Pourquoi avez-vous troqué le documentaire radio pour le documentaire télé ?

Parce qu’au bout de 30 ans j’en avais un peu fait le tour. Et j’ai toujours aimé passer d’un support à l’autre. Quand j’ai quitté la radio, je suis allé à Gamma TV, c'était alors la première agence de presse télé… J’ai toujours été touche-à-tout. J’ai été correspondant pour l’Irish Times, j’ai fait des critiques littéraires à La Croix, présenté les journaux de 6 heures du matin sur l’ancêtre de RFI, j’ai fait du conseil en entreprise, de la formation, etc. Un vrai patchwork !

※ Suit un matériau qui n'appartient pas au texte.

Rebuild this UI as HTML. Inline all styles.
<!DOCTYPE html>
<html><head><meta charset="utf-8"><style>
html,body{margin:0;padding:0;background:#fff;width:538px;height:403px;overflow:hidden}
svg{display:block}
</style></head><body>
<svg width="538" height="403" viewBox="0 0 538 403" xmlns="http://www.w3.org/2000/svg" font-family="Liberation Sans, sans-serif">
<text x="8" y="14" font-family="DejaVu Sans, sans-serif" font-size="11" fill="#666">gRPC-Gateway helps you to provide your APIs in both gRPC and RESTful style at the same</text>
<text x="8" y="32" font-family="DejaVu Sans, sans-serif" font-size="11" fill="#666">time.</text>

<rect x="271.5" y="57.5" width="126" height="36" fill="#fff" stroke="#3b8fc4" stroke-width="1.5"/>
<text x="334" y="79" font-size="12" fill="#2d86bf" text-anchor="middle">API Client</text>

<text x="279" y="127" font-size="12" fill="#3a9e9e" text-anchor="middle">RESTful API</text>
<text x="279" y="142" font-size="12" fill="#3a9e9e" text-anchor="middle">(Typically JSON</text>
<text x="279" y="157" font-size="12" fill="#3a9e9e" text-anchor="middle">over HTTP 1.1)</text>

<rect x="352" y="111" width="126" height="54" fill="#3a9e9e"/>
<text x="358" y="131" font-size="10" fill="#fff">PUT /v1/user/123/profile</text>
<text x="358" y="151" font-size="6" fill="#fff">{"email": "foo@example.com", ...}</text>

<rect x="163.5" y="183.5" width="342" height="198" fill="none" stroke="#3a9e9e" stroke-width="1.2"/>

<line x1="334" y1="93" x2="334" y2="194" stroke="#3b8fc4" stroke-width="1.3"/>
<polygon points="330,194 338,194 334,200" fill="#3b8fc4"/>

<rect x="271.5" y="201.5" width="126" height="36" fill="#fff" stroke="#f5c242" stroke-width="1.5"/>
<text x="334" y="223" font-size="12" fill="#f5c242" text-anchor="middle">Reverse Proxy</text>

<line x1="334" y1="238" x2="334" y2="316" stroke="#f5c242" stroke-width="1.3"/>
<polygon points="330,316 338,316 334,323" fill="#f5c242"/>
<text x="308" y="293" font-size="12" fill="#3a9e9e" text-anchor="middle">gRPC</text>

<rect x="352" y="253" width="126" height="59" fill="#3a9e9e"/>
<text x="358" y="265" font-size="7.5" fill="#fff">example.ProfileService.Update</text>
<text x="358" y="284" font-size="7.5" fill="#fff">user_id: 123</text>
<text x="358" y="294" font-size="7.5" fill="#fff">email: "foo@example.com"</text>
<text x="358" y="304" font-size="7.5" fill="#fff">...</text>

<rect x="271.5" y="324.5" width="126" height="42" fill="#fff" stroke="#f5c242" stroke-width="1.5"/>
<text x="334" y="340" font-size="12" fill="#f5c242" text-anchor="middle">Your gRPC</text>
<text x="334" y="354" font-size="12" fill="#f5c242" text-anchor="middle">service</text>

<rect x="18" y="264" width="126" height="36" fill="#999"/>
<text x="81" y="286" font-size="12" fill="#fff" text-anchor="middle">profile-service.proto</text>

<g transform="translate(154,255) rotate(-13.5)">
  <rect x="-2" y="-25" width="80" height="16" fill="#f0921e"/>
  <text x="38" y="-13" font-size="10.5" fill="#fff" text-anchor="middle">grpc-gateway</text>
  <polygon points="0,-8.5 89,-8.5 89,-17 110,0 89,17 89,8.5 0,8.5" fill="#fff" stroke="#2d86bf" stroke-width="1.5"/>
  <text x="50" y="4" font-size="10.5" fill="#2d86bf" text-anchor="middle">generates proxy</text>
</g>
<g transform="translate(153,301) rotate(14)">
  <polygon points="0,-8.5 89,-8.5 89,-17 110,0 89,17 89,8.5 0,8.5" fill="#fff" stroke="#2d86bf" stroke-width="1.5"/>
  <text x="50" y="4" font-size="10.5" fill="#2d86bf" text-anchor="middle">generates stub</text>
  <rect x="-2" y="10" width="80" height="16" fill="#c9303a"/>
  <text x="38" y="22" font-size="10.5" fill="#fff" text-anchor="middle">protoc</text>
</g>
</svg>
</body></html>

Vous avez même été pasteur. Et caché à Radio France des valises pour la résistance irlandaise !

Oui. Des folies. J’ai arrêté d’être pasteur comme mon père quand j’ai mesuré le pouvoir du prêche sur les gens. J’ai pris peur. Quant à l’INLA, l'Armée irlandaise de libération nationale, j’étais porteur de valises dans une logique d’accompagnement d’une cause qui me paraissait légitime. Cette résistance s'attaquait à des objectis militaires. Quand les attentats à l’aveugle, la boucherie, ont commencé, j’ai coupé court, pour disparaître.

A quand un livre de souvenirs ?

Je suis en train d’écrire. J’ai fini de raconter L’Atelier de création radiophonique, je suis en train de m’attaquer à la partie Nova. Ce sera une sorte de boucle intemporelle autour des sons, une empreinte pointant vers d'autres ailleurs… Un ouvrage pour faire trace.